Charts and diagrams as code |
-------

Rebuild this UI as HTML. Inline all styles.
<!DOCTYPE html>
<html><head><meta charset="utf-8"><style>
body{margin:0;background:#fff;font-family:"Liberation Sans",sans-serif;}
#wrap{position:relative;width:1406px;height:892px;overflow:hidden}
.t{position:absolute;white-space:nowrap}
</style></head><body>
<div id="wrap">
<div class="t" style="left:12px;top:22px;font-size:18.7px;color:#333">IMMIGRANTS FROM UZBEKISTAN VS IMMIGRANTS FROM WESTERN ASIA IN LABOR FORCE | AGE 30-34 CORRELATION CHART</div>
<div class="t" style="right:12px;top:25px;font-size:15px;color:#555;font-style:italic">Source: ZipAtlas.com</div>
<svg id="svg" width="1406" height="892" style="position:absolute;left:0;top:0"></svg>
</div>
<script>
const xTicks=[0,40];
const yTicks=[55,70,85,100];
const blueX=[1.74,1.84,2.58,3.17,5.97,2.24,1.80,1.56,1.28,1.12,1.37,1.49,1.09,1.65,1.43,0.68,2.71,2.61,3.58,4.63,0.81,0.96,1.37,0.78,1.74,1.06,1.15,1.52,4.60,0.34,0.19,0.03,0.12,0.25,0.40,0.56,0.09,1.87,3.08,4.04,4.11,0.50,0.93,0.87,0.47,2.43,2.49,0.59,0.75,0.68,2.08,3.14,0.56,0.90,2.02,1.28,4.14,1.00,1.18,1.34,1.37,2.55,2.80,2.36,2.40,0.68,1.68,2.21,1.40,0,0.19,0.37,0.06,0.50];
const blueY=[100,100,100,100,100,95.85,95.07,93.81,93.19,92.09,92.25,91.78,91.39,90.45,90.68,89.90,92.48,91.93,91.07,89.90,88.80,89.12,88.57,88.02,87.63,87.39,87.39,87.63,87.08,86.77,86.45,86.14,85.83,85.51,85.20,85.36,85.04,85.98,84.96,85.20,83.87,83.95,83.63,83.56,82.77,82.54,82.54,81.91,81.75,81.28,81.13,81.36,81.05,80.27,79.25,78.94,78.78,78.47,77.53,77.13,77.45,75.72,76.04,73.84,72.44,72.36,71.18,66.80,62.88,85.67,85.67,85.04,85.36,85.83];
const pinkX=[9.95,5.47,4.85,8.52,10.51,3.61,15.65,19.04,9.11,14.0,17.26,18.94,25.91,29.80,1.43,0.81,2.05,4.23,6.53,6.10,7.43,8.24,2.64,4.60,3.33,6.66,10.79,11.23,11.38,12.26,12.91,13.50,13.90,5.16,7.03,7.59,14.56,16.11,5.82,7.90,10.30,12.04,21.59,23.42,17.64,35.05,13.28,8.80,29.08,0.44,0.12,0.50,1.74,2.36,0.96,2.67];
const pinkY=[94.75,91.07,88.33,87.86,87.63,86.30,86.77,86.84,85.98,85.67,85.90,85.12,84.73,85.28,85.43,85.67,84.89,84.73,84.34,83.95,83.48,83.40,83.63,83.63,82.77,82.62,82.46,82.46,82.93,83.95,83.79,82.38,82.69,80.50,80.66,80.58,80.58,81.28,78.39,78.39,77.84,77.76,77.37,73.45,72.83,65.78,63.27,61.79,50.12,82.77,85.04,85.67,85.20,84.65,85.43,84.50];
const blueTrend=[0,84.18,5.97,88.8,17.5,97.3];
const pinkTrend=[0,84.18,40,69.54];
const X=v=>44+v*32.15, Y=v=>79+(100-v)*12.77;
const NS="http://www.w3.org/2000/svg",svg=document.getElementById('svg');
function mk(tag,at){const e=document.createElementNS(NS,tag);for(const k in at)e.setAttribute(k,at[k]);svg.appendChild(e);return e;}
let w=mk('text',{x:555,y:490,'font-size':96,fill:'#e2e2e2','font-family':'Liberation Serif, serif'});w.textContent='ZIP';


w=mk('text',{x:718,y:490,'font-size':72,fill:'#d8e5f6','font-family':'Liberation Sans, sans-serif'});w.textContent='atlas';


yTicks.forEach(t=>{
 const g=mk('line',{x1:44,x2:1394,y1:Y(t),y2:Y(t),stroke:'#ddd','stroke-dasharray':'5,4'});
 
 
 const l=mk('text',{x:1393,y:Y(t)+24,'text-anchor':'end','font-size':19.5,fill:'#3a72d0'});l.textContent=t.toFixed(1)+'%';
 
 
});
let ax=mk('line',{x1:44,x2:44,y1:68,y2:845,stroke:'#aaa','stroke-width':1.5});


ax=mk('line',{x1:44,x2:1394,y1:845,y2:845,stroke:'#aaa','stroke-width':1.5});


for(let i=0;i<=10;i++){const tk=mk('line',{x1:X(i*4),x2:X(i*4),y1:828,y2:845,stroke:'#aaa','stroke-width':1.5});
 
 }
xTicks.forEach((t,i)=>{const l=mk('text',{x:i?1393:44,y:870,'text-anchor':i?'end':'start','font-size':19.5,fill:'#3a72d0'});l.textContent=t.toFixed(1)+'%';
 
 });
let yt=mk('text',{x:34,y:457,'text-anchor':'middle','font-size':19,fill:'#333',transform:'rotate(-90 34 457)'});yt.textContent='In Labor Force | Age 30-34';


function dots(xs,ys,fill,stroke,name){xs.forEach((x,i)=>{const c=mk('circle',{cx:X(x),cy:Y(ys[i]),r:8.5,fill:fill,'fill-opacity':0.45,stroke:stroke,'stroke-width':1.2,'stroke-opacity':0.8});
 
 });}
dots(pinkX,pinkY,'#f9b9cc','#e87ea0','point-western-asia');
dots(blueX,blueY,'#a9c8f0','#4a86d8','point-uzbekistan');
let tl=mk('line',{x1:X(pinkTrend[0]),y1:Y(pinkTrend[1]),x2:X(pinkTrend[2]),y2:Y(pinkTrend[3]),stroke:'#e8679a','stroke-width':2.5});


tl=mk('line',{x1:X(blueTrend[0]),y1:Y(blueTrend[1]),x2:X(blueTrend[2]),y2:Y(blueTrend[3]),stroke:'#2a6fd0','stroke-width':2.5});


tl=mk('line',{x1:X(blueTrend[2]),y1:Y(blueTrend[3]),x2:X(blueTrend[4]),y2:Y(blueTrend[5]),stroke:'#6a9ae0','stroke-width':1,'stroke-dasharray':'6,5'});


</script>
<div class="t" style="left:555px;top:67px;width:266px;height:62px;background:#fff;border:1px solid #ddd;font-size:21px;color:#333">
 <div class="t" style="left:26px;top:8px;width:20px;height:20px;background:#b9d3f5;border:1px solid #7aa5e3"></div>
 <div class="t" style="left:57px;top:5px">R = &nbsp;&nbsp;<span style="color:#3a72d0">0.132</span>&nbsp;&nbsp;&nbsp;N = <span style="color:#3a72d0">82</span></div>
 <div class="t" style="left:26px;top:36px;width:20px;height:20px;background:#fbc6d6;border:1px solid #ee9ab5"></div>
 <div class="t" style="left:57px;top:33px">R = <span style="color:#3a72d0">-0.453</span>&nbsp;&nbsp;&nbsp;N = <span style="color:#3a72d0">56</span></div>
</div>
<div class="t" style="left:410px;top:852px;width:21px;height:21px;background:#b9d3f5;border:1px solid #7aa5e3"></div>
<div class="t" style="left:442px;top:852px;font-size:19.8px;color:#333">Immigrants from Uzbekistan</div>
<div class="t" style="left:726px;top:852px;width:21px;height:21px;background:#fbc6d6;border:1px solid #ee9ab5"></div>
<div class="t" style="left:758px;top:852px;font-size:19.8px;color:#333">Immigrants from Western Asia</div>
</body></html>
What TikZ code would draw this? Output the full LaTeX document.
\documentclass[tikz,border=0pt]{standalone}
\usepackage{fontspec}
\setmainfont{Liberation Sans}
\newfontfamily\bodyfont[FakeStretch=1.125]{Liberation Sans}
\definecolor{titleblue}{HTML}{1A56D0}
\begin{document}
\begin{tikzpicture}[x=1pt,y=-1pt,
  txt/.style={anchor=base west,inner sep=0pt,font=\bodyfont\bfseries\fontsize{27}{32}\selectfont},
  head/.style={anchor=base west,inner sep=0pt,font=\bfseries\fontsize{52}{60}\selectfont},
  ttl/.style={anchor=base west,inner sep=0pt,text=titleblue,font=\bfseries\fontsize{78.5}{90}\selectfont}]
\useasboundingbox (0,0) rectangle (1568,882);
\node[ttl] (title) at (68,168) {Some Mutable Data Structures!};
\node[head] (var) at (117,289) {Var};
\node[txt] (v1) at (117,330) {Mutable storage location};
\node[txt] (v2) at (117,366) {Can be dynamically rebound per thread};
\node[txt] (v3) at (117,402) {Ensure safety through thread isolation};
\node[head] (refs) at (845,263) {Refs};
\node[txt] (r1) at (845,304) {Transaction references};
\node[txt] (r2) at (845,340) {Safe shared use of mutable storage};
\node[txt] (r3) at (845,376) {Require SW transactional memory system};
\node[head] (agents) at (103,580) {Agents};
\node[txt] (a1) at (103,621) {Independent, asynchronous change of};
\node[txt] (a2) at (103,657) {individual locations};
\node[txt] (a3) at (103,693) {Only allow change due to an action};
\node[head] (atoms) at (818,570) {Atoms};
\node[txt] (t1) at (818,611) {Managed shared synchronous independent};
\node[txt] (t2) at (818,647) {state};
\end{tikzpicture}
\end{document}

-------

What the task requires | Make an exact copy of every line from the one with "What TikZ code" to the end of the data, with the first and last of those lines included.

Exercise output |
What TikZ code would draw this? Output the full LaTeX document.
\documentclass[tikz,border=0pt]{standalone}
\usepackage{fontspec}
\setmainfont{Liberation Sans}
\newfontfamily\bodyfont[FakeStretch=1.125]{Liberation Sans}
\definecolor{titleblue}{HTML}{1A56D0}
\begin{document}
\begin{tikzpicture}[x=1pt,y=-1pt,
  txt/.style={anchor=base west,inner sep=0pt,font=\bodyfont\bfseries\fontsize{27}{32}\selectfont},
  head/.style={anchor=base west,inner sep=0pt,font=\bfseries\fontsize{52}{60}\selectfont},
  ttl/.style={anchor=base west,inner sep=0pt,text=titleblue,font=\bfseries\fontsize{78.5}{90}\selectfont}]
\useasboundingbox (0,0) rectangle (1568,882);
\node[ttl] (title) at (68,168) {Some Mutable Data Structures!};
\node[head] (var) at (117,289) {Var};
\node[txt] (v1) at (117,330) {Mutable storage location};
\node[txt] (v2) at (117,366) {Can be dynamically rebound per thread};
\node[txt] (v3) at (117,402) {Ensure safety through thread isolation};
\node[head] (refs) at (845,263) {Refs};
\node[txt] (r1) at (845,304) {Transaction references};
\node[txt] (r2) at (845,340) {Safe shared use of mutable storage};
\node[txt] (r3) at (845,376) {Require SW transactional memory system};
\node[head] (agents) at (103,580) {Agents};
\node[txt] (a1) at (103,621) {Independent, asynchronous change of};
\node[txt] (a2) at (103,657) {individual locations};
\node[txt] (a3) at (103,693) {Only allow change due to an action};
\node[head] (atoms) at (818,570) {Atoms};
\node[txt] (t1) at (818,611) {Managed shared synchronous independent};
\node[txt] (t2) at (818,647) {state};
\end{tikzpicture}
\end{document}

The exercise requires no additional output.